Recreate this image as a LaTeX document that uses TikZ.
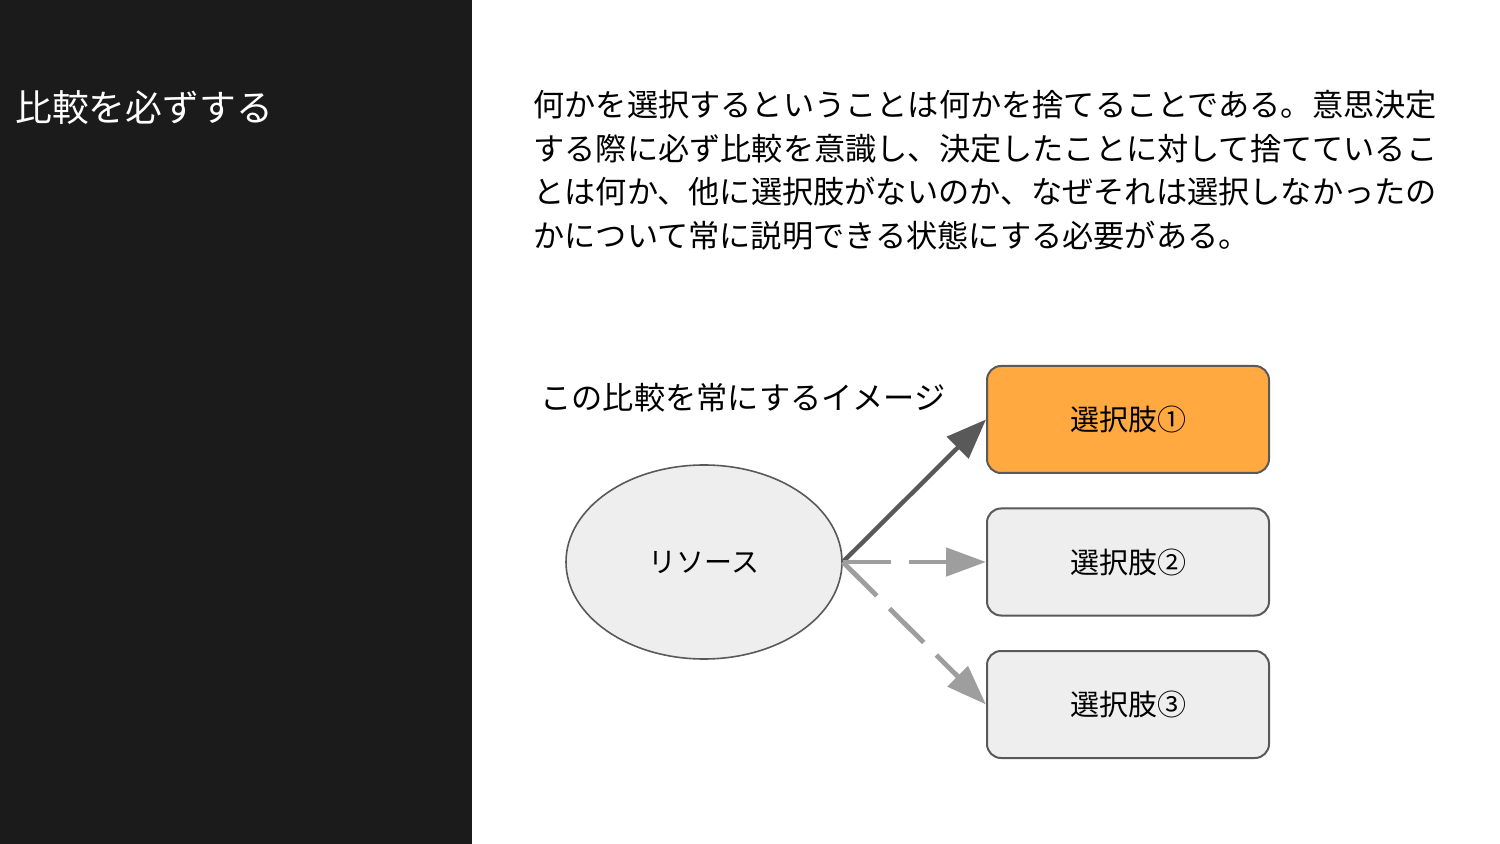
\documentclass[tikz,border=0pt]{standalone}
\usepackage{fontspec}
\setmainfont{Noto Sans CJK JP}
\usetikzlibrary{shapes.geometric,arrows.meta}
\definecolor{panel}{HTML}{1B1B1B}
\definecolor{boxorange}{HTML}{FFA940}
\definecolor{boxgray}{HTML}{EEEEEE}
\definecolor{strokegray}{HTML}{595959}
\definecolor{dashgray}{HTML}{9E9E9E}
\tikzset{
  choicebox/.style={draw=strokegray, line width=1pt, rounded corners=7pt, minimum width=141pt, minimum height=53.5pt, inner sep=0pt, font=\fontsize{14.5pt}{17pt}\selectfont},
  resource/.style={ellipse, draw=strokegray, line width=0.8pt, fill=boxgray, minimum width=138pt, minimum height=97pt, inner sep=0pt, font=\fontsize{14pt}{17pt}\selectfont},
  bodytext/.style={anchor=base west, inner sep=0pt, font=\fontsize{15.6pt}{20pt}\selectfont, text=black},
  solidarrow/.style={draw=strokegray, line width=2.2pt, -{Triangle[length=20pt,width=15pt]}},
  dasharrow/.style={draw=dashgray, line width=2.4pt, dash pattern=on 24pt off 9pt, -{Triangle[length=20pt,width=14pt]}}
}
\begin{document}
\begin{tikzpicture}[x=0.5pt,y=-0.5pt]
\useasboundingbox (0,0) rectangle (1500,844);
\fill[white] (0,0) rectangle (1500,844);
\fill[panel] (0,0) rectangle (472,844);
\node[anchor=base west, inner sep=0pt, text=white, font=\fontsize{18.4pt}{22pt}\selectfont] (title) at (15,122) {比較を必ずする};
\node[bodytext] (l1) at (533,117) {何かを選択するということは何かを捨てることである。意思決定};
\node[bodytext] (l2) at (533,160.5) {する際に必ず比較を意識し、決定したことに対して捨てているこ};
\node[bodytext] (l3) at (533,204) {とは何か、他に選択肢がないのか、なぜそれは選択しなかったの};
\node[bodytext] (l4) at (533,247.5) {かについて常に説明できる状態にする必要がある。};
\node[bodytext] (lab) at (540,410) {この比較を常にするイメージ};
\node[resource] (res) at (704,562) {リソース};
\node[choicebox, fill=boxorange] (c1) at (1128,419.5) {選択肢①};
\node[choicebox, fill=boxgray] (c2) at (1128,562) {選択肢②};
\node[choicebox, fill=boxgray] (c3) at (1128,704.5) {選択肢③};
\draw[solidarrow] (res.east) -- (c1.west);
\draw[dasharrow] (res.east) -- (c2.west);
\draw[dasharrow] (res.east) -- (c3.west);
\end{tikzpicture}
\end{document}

-----

• WHAT THE TASK REQUIRES: Write out the listing word for word, omitting the pictures it holds.

• EXERCISE SOLUTION:
Recreate this image as a LaTeX document that uses TikZ.
\documentclass[tikz,border=0pt]{standalone}
\usepackage{fontspec}
\setmainfont{Noto Sans CJK JP}
\usetikzlibrary{shapes.geometric,arrows.meta}
\definecolor{panel}{HTML}{1B1B1B}
\definecolor{boxorange}{HTML}{FFA940}
\definecolor{boxgray}{HTML}{EEEEEE}
\definecolor{strokegray}{HTML}{595959}
\definecolor{dashgray}{HTML}{9E9E9E}
\tikzset{
  choicebox/.style={draw=strokegray, line width=1pt, rounded corners=7pt, minimum width=141pt, minimum height=53.5pt, inner sep=0pt, font=\fontsize{14.5pt}{17pt}\selectfont},
  resource/.style={ellipse, draw=strokegray, line width=0.8pt, fill=boxgray, minimum width=138pt, minimum height=97pt, inner sep=0pt, font=\fontsize{14pt}{17pt}\selectfont},
  bodytext/.style={anchor=base west, inner sep=0pt, font=\fontsize{15.6pt}{20pt}\selectfont, text=black},
  solidarrow/.style={draw=strokegray, line width=2.2pt, -{Triangle[length=20pt,width=15pt]}},
  dasharrow/.style={draw=dashgray, line width=2.4pt, dash pattern=on 24pt off 9pt, -{Triangle[length=20pt,width=14pt]}}
}
\begin{document}
\begin{tikzpicture}[x=0.5pt,y=-0.5pt]
\useasboundingbox (0,0) rectangle (1500,844);
\fill[white] (0,0) rectangle (1500,844);
\fill[panel] (0,0) rectangle (472,844);
\node[anchor=base west, inner sep=0pt, text=white, font=\fontsize{18.4pt}{22pt}\selectfont] (title) at (15,122) {比較を必ずする};
\node[bodytext] (l1) at (533,117) {何かを選択するということは何かを捨てることである。意思決定};
\node[bodytext] (l2) at (533,160.5) {する際に必ず比較を意識し、決定したことに対して捨てているこ};
\node[bodytext] (l3) at (533,204) {とは何か、他に選択肢がないのか、なぜそれは選択しなかったの};
\node[bodytext] (l4) at (533,247.5) {かについて常に説明できる状態にする必要がある。};
\node[bodytext] (lab) at (540,410) {この比較を常にするイメージ};
\node[resource] (res) at (704,562) {リソース};
\node[choicebox, fill=boxorange] (c1) at (1128,419.5) {選択肢①};
\node[choicebox, fill=boxgray] (c2) at (1128,562) {選択肢②};
\node[choicebox, fill=boxgray] (c3) at (1128,704.5) {選択肢③};
\draw[solidarrow] (res.east) -- (c1.west);
\draw[dasharrow] (res.east) -- (c2.west);
\draw[dasharrow] (res.east) -- (c3.west);
\end{tikzpicture}
\end{document}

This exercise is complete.